January 23, 2010

Two major birthdays

The world changed because of these two inventions. Celebrating the 50th Birthday of the first successful copying machine. The Xerox 914. From CNN/Fortune:
The office copier turns 50!
Long before digital tools such as listservs, e-mail blasts, and even Facebook enabled us to easily broadcast messages, photocopies were the most efficient way to distribute information to groups of all sizes.

If the boss needed to discuss a new company policy, workers got memos in their (physical) in-boxes or slipped under their office doors. Community newsletters, fliers for parties, and the oft-maligned Christmas letters in holiday cards were all made possible by the automated copying machine, which made its commercial debut 50 years ago.

"It was a democratizing technology," says Stephen P. Hoover, vice president of global software solutions for Xerox. Xerox's 914 copier -- so named because it could copy a 9-by-14-inch document at a rate of seven copies per minute -- "gave people access to information and capabilities they just didn't have. It really changed how work was done."
Celebrating the 75th Birthday of the first Canned Beer. From Yahoo/Live Science:
Canned Beer Turns 75
Be sure to crack open a cold one on Jan. 24, the day canned beer celebrates its 75th birthday.

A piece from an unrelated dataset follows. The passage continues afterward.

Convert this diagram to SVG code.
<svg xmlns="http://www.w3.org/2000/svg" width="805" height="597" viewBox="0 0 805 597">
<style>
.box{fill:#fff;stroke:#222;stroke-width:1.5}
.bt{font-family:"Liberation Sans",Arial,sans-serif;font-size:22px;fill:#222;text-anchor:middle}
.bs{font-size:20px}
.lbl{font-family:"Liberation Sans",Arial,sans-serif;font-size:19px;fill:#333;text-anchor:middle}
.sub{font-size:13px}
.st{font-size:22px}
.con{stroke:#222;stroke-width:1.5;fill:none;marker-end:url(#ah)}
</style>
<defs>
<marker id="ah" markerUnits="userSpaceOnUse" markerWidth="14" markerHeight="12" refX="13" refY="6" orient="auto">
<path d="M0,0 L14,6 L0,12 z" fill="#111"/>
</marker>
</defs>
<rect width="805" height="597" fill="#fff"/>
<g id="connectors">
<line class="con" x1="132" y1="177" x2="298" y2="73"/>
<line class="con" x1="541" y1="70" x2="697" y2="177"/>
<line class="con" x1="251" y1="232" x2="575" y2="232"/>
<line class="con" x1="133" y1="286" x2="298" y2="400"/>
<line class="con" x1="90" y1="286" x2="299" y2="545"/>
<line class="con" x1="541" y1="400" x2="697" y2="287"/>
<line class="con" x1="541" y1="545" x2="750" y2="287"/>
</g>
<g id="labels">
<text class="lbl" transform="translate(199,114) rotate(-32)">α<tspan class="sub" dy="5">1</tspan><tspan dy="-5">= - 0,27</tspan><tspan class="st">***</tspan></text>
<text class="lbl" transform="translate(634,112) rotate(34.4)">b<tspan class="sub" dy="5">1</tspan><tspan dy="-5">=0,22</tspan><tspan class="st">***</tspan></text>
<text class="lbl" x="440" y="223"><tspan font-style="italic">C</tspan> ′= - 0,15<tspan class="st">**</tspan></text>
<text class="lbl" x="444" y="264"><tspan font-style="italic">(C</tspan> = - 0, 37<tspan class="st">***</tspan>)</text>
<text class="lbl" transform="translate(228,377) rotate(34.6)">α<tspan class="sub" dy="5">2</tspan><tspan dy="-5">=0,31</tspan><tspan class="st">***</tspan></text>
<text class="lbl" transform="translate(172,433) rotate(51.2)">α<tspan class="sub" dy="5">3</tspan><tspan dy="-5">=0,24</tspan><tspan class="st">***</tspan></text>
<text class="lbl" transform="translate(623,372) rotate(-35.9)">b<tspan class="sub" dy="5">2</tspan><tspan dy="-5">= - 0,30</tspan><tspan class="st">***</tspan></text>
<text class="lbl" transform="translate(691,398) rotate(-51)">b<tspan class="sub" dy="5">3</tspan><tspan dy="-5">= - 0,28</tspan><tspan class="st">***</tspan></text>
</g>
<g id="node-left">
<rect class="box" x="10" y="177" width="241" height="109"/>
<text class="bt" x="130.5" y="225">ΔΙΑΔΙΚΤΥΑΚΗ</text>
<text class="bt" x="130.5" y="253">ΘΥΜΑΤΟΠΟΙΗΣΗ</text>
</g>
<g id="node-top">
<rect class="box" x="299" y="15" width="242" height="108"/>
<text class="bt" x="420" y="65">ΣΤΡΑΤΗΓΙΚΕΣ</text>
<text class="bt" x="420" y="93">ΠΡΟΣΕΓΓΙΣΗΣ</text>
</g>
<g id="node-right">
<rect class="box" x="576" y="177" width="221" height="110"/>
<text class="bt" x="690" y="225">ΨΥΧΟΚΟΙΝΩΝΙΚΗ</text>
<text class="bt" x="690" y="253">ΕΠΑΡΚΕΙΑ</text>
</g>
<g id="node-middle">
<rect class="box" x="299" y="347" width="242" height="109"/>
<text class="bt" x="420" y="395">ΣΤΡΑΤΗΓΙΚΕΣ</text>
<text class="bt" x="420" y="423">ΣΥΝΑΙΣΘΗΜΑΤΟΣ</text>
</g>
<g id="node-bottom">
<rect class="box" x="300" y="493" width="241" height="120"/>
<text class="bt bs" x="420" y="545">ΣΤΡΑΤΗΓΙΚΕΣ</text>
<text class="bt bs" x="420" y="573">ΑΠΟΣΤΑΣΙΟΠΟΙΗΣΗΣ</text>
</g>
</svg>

New Jersey's Gottfried Krueger Brewing Company churned out the world's first beer can in 1935, stocking select shelves in Richmond, Va., as a market test. The experiment took off and American drinkers haven't looked back since, nowadays choosing cans over bottles for the majority of the 22 gallons of beer they each drink per year, according to the U.S. Census Bureau.
Talk about the bedrock of civilization. These two inventions have rocked the world... Posted by DaveH at January 23, 2010 11:44 PM
Comments
Post a comment









Remember personal info?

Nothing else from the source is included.